Jerope languished awhile in jail and improved his education. Because the boy was brighter than the average the Keop who ruled the jail put him in charge of the bulla-ma-cows (cattle herd) and Jerope was faithful to his trust. The day I called and accused him of milking the cows, his eyes crossed in great sadness when he replied, “No, master, him no woman cow, him man cow.”

Jerope was not a mission boy; he despised their kind for a lot of sissies. Once when we were inspecting Ninigo away up in the northeast we had with us a well-known English anthropologist, nephew of a great one. Like the Catholic missionaries he had a soft voice and a full beard. He was far too dainty. The Australians called him “Birdie” because he wore a feather in his Alpine hat.
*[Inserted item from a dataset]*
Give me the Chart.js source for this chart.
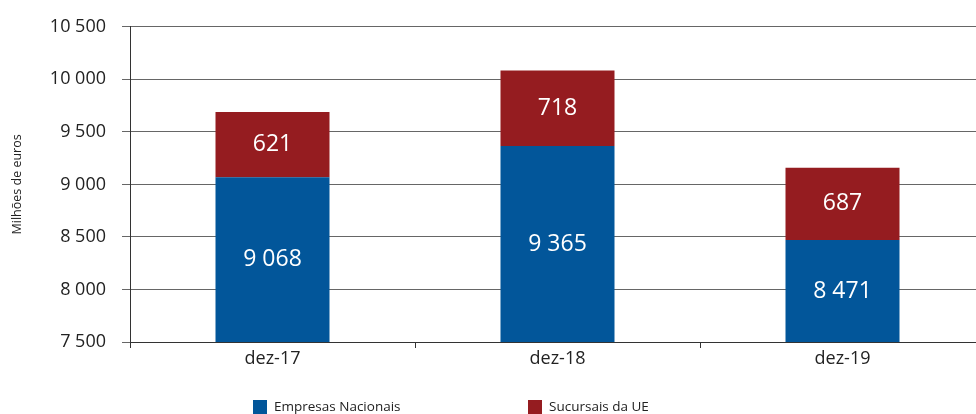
<!DOCTYPE html>
<html>
<head>
<meta charset="utf-8">
<script src="https://cdn.jsdelivr.net/npm/chart.js@4.4.1/dist/chart.umd.min.js"></script>
<style>
  html, body { margin: 0; padding: 0; background: #fff; overflow: hidden; }
  #wrap { width: 976px; height: 414px; overflow: hidden; }
  #box { width: 986px; height: 422px; }
</style>
</head>
<body>
<div id="wrap"><div id="box"><canvas id="stockChart"></canvas></div></div>
<script>
// Categorias e séries (milhões de euros)
const categories = ['dez-17', 'dez-18', 'dez-19'];
const empresasNacionais = [9068, 9365, 8471];
const sucursaisUE = [621, 718, 687];
const seriesNames = ['Empresas Nacionais', 'Sucursais da UE'];
const seriesColors = ['#02569A', '#951C20'];

const FONT = '"Open Sans", "DejaVu Sans", sans-serif';

// formato 9 068 (espaço como separador de milhares)
function fmt(v) {
    return String(v).replace(/\B(?=(\d{3})+(?!\d))/g, ' ');
}

// Rótulos brancos no centro da parte visível de cada segmento
const barLabels = {
    id: 'barLabels',
    afterDatasetsDraw(chart) {
        const ctx = chart.ctx;
        const area = chart.chartArea;
        ctx.save();
        ctx.fillStyle = '#ffffff';
        ctx.font = '23px ' + FONT;
        ctx.textAlign = 'center';
        ctx.textBaseline = 'middle';
        chart.data.datasets.forEach((ds, i) => {
            chart.getDatasetMeta(i).data.forEach((bar, j) => {
                const p = bar.getProps(['x', 'y', 'base'], true);
                const top = Math.max(p.y, area.top);
                const bottom = Math.min(p.base, area.bottom);
                ctx.fillText(fmt(ds.data[j]), p.x, (top + bottom) / 2);
            });
        });
        ctx.restore();
    }
};

// Legenda desenhada à mão (itens bem afastados, como no original)
const wideLegend = {
    id: 'wideLegend',
    afterDraw(chart) {
        const ctx = chart.ctx;
        const area = chart.chartArea;
        const startX = area.left + 123;
        const step = 275;
        const y = 407;
        ctx.save();
        ctx.font = '13.5px ' + FONT;
        ctx.textBaseline = 'middle';
        chart.data.datasets.forEach((ds, i) => {
            const x = startX + i * step;
            ctx.fillStyle = ds.backgroundColor;
            ctx.fillRect(x, y - 7, 14, 14);
            ctx.fillStyle = '#222';
            ctx.fillText(ds.label, x + 21, y);
        });
        ctx.restore();
    }
};

const data = {
    labels: categories,
    datasets: [{
        label: seriesNames[0],
        data: empresasNacionais,
        backgroundColor: seriesColors[0],
        barPercentage: 0.8,
        categoryPercentage: 0.5
    }, {
        label: seriesNames[1],
        data: sucursaisUE,
        backgroundColor: seriesColors[1],
        barPercentage: 0.8,
        categoryPercentage: 0.5
    }]
};

const config = {
    type: 'bar',
    data: data,
    options: {
        responsive: true,
        maintainAspectRatio: false,
        animation: false,
        layout: { padding: { top: 25, right: 1, bottom: 46, left: 0 } },
        plugins: {
            legend: { display: false },
            tooltip: { enabled: false }
        },
        scales: {
            x: {
                stacked: true,
                afterFit(scale) { scale.height = 34; },
                border: { color: '#333', width: 1 },
                grid: {
                    offset: true,
                    drawOnChartArea: false,
                    drawTicks: true,
                    tickLength: 6,
                    color: '#333'
                },
                ticks: {
                    color: '#222',
                    padding: 0,
                    font: { family: FONT, size: 18 }
                }
            },
            y: {
                stacked: true,
                min: 7500,
                max: 10500,
                afterFit(scale) { scale.width = 130; },
                border: { color: '#333', width: 1 },
                grid: {
                    color: '#666',
                    lineWidth: 1,
                    tickLength: 8
                },
                ticks: {
                    stepSize: 500,
                    color: '#222',
                    padding: 16,
                    font: { family: FONT, size: 18 },
                    callback: v => fmt(v)
                },
                title: {
                    display: true,
                    text: 'Milhões de euros',
                    color: '#222',
                    font: { family: FONT, size: 12.5 },
                    padding: { top: 10, bottom: 0 }
                }
            }
        }
    },
    plugins: [barLabels, wideLegend]
};

const ctx = document.getElementById('stockChart').getContext('2d');
new Chart(ctx, config);
</script>
</body>
</html>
Birdie shrank from cold baths, so every morning he minced back and forth across the deck, carrying a little bowl of hot water for his tub. Once when the bowl-bearing Birdie minced by, Jerope turned and spat into the sea. “Him mission!” he growled.

From a medical point of view the Ninigo group was interesting. I made a count of palpable spleens and found an index of 54 per cent; considerable malaria for so remote a spot. In fact this was about the same proportion that I found among the assorted natives brought to the hospital in Rabaul. Hookworm, on the other hand, was only 8.4 per cent as against 74.2 for the whole Territory. Why? Because the group was made up of narrow atolls, where the beaches were the latrines and the tide carried the infecting material away. Malaria and elephantiasis are both mosquito diseases (if you can call elephantiasis a disease—it is merely a symptom of filarial infection). On one of the islands here I saw a woman’s breasts so enlarged that when she sat they touched the ground.

Ninigo might serve as a type example of a region with no protection against the insect carriers that are today scattering plague among all the sons of Adam. Rapid transit, open ports, borders wide open.... It’s the same old story, to us of the Health Service.